Little does he know we love it.

Incidentally, Pietersen has an England tattoo on his shoulder.

I had a laugh when it was said somewhere in the Aussie section of the crowd that one of our fast bowlers should give him another, that of a kookaburra on his forehead.

I'm sure that even KP would have seen the lighter side of that call.

Other than the usual confident Glenn McGrath comments on which batsmen he would target for the series, the Australian team didn't rubbish the opposition but spoke about our game and our 'skills'.

We showed respect and spoke briefly about what a great challenge England would be and how if we concentrate on our preparation and execute these skills for the entire Test, the result will look after itself.

But in what could be described as possibly the worst pre-game gaffe of Ashes history, a comment was made by Matthew Hoggard in his own broadsheet column.

Hoggard stated that McGrath and Warne are past it and predicted that the aging Australian bowlers would 'struggle to bowl out England twice.'

I can only think it must have been a 'typo' and should have read 'Australia would struggle to bowl out England in only three days to win the test.'

It ended up being three and a half days with the interruption of rain ? Warne taking six wickets and McGrath, minus his walking stick, taking nine wickets and man-of-the-match honours.

Having played five seasons of county cricket I get asked, regularly in England but rarely in Australia, what the differences are between County cricket and our Pura Cup competition.

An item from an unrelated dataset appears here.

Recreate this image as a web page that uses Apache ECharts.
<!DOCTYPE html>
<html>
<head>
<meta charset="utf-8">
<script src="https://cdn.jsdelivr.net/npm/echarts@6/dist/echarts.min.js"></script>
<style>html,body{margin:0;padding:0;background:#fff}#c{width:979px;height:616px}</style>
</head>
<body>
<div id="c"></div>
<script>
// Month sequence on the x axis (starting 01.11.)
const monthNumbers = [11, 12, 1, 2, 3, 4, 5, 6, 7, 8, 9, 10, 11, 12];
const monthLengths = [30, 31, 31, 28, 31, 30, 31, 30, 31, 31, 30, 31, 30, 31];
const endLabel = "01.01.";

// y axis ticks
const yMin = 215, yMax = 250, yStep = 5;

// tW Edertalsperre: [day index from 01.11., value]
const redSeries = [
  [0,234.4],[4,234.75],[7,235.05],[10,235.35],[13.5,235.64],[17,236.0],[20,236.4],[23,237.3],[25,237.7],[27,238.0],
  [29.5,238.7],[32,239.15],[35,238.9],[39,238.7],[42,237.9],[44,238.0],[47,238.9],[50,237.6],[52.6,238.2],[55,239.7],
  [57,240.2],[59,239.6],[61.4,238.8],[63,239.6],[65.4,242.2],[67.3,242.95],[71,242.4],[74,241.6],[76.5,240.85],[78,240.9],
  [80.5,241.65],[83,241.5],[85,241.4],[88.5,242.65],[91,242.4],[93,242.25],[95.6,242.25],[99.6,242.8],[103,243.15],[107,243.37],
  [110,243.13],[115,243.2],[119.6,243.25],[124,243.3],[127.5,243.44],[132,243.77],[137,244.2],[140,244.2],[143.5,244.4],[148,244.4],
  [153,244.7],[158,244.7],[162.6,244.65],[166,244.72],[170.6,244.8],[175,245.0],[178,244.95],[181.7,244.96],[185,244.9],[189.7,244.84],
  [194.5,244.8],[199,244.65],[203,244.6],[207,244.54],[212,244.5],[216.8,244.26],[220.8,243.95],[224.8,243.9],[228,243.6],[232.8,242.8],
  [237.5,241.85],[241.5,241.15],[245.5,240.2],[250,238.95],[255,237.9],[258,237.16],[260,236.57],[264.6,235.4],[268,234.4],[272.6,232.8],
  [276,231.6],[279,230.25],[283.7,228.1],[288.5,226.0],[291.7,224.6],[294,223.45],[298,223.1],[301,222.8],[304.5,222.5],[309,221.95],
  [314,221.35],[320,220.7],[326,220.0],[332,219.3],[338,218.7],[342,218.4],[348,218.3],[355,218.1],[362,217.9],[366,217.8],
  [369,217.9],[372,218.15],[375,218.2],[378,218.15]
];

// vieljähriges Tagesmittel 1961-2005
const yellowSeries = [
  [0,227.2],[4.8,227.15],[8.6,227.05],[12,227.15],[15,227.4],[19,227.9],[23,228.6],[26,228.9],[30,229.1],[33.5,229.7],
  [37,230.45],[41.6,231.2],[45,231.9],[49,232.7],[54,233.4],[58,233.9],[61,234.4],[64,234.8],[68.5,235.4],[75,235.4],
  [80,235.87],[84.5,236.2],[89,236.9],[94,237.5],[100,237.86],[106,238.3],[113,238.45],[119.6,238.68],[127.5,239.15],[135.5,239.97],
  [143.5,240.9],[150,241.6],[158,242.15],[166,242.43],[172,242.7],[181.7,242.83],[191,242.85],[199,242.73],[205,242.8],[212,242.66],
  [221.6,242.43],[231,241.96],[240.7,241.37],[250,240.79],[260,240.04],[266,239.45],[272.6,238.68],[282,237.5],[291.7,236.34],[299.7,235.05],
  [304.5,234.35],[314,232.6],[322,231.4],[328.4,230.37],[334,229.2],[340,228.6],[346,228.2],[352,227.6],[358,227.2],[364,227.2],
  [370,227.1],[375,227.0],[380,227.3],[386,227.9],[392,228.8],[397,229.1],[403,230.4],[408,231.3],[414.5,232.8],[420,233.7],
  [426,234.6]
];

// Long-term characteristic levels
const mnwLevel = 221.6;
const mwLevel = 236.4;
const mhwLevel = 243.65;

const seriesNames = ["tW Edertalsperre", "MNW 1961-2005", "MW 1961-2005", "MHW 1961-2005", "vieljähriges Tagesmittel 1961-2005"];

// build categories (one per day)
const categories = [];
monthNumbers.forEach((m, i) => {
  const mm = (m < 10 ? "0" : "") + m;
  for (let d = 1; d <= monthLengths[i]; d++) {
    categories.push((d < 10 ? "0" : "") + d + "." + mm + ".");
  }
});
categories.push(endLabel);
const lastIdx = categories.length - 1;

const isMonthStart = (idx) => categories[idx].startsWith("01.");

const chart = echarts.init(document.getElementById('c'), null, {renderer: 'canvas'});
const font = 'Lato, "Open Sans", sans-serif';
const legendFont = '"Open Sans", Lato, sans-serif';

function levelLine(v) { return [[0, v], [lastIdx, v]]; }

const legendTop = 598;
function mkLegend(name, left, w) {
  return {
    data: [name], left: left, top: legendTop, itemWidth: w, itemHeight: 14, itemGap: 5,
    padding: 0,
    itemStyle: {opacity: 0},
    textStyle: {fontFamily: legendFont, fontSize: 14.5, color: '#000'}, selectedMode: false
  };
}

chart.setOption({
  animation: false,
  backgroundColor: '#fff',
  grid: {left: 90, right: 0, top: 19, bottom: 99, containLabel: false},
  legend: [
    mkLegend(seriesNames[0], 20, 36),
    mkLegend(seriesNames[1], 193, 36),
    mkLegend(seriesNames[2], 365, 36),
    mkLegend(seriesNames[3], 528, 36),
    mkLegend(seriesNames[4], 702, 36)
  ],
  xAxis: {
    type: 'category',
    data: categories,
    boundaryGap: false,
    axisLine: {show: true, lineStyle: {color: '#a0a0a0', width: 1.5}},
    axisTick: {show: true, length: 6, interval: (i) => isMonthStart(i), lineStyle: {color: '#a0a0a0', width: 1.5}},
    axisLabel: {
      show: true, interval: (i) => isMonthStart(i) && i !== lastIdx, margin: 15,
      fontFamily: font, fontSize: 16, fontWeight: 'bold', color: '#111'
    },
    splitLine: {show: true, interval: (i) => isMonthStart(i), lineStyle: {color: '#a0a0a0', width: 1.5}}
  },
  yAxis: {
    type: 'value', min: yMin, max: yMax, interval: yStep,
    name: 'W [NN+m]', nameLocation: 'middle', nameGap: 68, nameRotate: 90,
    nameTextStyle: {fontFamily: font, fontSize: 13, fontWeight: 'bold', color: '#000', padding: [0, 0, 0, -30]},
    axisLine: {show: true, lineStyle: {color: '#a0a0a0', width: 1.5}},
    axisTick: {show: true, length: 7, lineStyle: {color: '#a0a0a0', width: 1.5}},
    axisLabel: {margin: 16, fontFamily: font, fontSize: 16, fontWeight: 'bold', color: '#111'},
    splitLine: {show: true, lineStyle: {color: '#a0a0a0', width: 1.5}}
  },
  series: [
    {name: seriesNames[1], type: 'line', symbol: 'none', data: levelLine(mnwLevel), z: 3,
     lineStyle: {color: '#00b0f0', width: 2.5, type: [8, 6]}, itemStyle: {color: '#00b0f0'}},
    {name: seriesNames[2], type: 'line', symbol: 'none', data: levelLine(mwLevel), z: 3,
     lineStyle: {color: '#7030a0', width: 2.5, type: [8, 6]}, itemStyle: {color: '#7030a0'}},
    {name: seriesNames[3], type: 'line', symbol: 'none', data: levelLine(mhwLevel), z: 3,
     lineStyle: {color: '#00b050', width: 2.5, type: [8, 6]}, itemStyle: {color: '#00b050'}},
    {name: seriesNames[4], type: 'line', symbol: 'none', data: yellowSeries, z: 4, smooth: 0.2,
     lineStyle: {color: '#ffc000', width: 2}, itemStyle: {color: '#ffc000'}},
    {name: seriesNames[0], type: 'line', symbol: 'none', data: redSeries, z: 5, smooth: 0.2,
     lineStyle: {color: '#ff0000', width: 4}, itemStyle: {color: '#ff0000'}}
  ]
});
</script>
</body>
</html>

For me the love of an 'excuse' has always stood out.

County cricket is full of them.

It was due to the poor weather, the dodgy pitch, the lousy umpiring, the wrong bat, the poor ball ? even the ordinary lunches dished up ? are the most common reasons for things going wrong on the field.

I even know an out of form county player who had missed a game because he injured his shoulder brushing his hair.

I had a coach years ago whose favourite saying was 'there may be many reasons but there are no excuses' and today the Queensland Bulls live by the creed 'excuses are for losers'.

In other words accountability is the difference and dealing with only what you as a player can control.

It is pointless wasting energy concerning yourself with anything external and totally out of your hands.

Matthew Hoggard might have discovered this, along with a healthy respect for his elders.